The average life expectancy in the United States is 79.0 years as of 2024, an all-time high. That figure rose 0.6 years from 78.4 in 2023, continuing a rebound after sharp declines during the COVID-19 pandemic. Still, it remains nearly a full year below the pre-pandemic level of 2019.
How 2024 Compares to Pre-Pandemic Levels
Life expectancy dropped dramatically in 2020 and 2021, driven by COVID-19 deaths. It has climbed back steadily since then, but the recovery isn’t complete. Research analyzing vital statistics through 2024 found that life expectancy was still about 0.86 years lower than in 2019. In practical terms, the country has regained most of the lost ground but hasn’t fully returned to where it was before the pandemic.
Life Expectancy for Men vs. Women
Women in the U.S. live roughly five years longer than men on average. That gap has been consistent for decades and is even wider globally, where women outlive men by about seven years. The difference is partly biological (estrogen appears to protect against heart disease earlier in life) and partly behavioral. Men have higher rates of smoking, alcohol use, and occupational hazards, and they’re less likely to seek routine medical care.
Differences by Race and Ethnicity
Life expectancy varies enormously depending on racial and ethnic group. Based on 2023 data:
- Asian Americans: 85.2 years
- Hispanic Americans: 81.3 years
- White Americans: 78.4 years
- Black Americans: 74.0 years
- American Indian and Alaska Native people: 70.1 years
The 15-year gap between Asian Americans and American Indian/Alaska Native people is striking. It reflects deep differences in access to healthcare, rates of chronic disease, poverty, and environmental exposures. Black Americans also face a life expectancy more than four years shorter than White Americans, a disparity tied to higher rates of heart disease, diabetes, and infant mortality, along with systemic barriers to quality care.
Where You Live Matters
Geography plays a surprisingly large role. Among the 50 states and Washington, D.C., Hawaii had the highest life expectancy at 80.0 years in 2022, while West Virginia had the lowest at 72.2 years. That’s a gap of nearly eight years between residents of two states in the same country. States in the Southeast and Appalachia consistently rank at the bottom, reflecting higher rates of obesity, smoking, opioid use, and limited access to healthcare. States with higher incomes, better insurance coverage, and lower smoking rates tend to cluster near the top.

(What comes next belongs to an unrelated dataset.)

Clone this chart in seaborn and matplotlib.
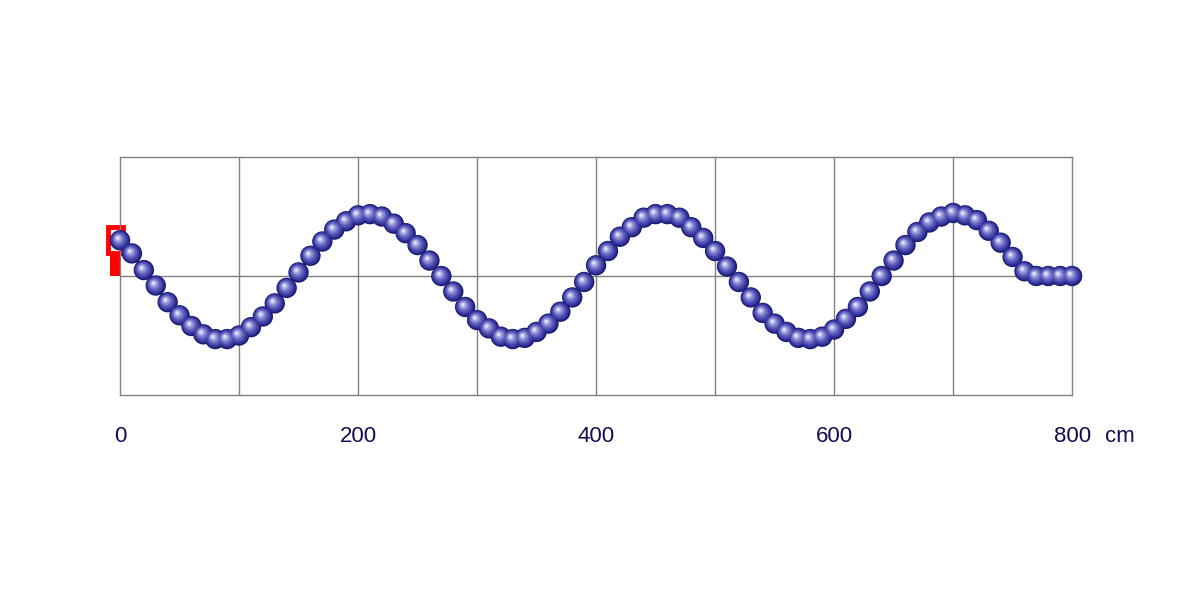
import numpy as np
import pandas as pd
import seaborn as sns
import matplotlib.pyplot as plt
from matplotlib.patches import Rectangle
from matplotlib.transforms import offset_copy

# ball positions along the string (cm) and their displacement
x_cm = list(range(0, 801, 10))
y_disp = [0.30, 0.19, 0.05, -0.08, -0.22, -0.33, -0.42, -0.49, -0.53, -0.53,
          -0.50, -0.43, -0.34, -0.23, -0.10, 0.03, 0.17, 0.29, 0.39, 0.46,
          0.51, 0.52, 0.50, 0.44, 0.36, 0.26, 0.13, 0.00, -0.13, -0.26,
          -0.37, -0.44, -0.51, -0.53, -0.52, -0.47, -0.40, -0.30, -0.18, -0.05,
          0.09, 0.21, 0.33, 0.41, 0.49, 0.52, 0.52, 0.49, 0.41, 0.32,
          0.21, 0.08, -0.05, -0.18, -0.31, -0.40, -0.47, -0.52, -0.53, -0.51,
          -0.45, -0.36, -0.26, -0.13, 0.00, 0.13, 0.26, 0.37, 0.45, 0.50,
          0.53, 0.51, 0.47, 0.38, 0.28, 0.16, 0.04, 0.00, 0.00, 0.00,
          0.00]
tick_pos = [0, 200, 400, 600, 800]
tick_labels = ["0", "200", "400", "600", "800"]
unit_label = "cm"

df = pd.DataFrame({"x": x_cm, "y": y_disp})

sns.set_style("white")
plt.rcParams['font.family'] = ['Liberation Sans', 'DejaVu Sans']

fig = plt.figure(figsize=(11.98, 5.93), dpi=100)
ax = fig.add_axes([0.1002, 0.3339, 0.7947, 0.4013])
ax.set_xlim(0, 800)
ax.set_ylim(-1, 1)

# grid
for gx in range(100, 800, 100):
    ax.axvline(gx, color="#808080", lw=1, zorder=1)
ax.axhline(0, color="#808080", lw=1, zorder=1)
for s in ax.spines.values():
    s.set_color("#808080")
    s.set_linewidth(1)

# red oscillator at the left end
ax.add_patch(Rectangle((-8.5, 0), 8.5, 0.19, facecolor="red", edgecolor="none",
                       zorder=2, clip_on=False))
ax.add_patch(Rectangle((-10.5, 0.19), 13, 0.22, facecolor="white", edgecolor="red",
                       lw=3.5, zorder=2, clip_on=False))

# string
sns.lineplot(data=df, x="x", y="y", color="#000050", lw=2, ax=ax, zorder=3,
             clip_on=False)

# shaded balls
layers = [(215, "#1a1a72", 0.0), (175, "#2e2e92", 0.25), (130, "#4444aa", 0.5),
          (85, "#6060bc", 0.8), (48, "#8484d0", 1.1), (22, "#aaaae4", 1.4),
          (7, "#dcdcf6", 1.6)]
for i, (size, col, off) in enumerate(layers):
    tr = offset_copy(ax.transData, fig=fig, x=-off, y=off, units="points")
    sns.scatterplot(data=df, x="x", y="y", s=size, color=col, edgecolor="none",
                    linewidth=0, ax=ax, zorder=4 + i, transform=tr, clip_on=False,
                    legend=False)

ax.set_xticks(tick_pos)
ax.set_xticklabels(tick_labels)
ax.set_yticks([])
ax.tick_params(axis="x", length=0, pad=22, labelsize=16, labelcolor="#140c50")
ax.set_xlabel("")
ax.set_ylabel("")
ax.text(1.035, -0.1285, unit_label, transform=ax.transAxes, ha="left", va="top",
        fontsize=16, color="#140c50")

fig.savefig("out.png", dpi=100)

How the U.S. Compares to Other Wealthy Countries
Despite spending far more on healthcare than any other nation, the U.S. has the lowest life expectancy among peer high-income countries. The gap is substantial. In 2024, Switzerland led at 84.2 years, followed by Japan at 84.1 and Sweden at 83.8. The U.K. and Germany, not typically considered global health leaders, still outpaced the U.S. at 81.3 and 81.2 years respectively.
That 5.2-year gap between the U.S. and Switzerland persists for both sexes. Women in comparable countries live about 4% longer than American women, while men in those countries live about 5% longer than American men. The disparity grows even wider after age 65: men and women in peer nations can expect roughly 5.5% to 7.4% more remaining years than their American counterparts.
The reasons are well documented. The U.S. has higher rates of gun violence, drug overdose deaths, obesity, and uninsurance. It also lacks the universal healthcare systems and stronger social safety nets found in most peer countries.
Life Expectancy After 65
If you’ve already reached 65, the picture looks better than the headline number suggests. A 65-year-old American in 2024 can expect to live an additional 19.7 years on average, reaching about age 85. That figure increased by 0.2 years from 2023. The reason it’s higher than you might expect from the 79.0 overall number is simple: life expectancy at birth is pulled down by deaths at every age, including infant mortality, accidents in young adulthood, and drug overdoses in middle age. Once you’ve survived past those risks, your remaining years stretch considerably.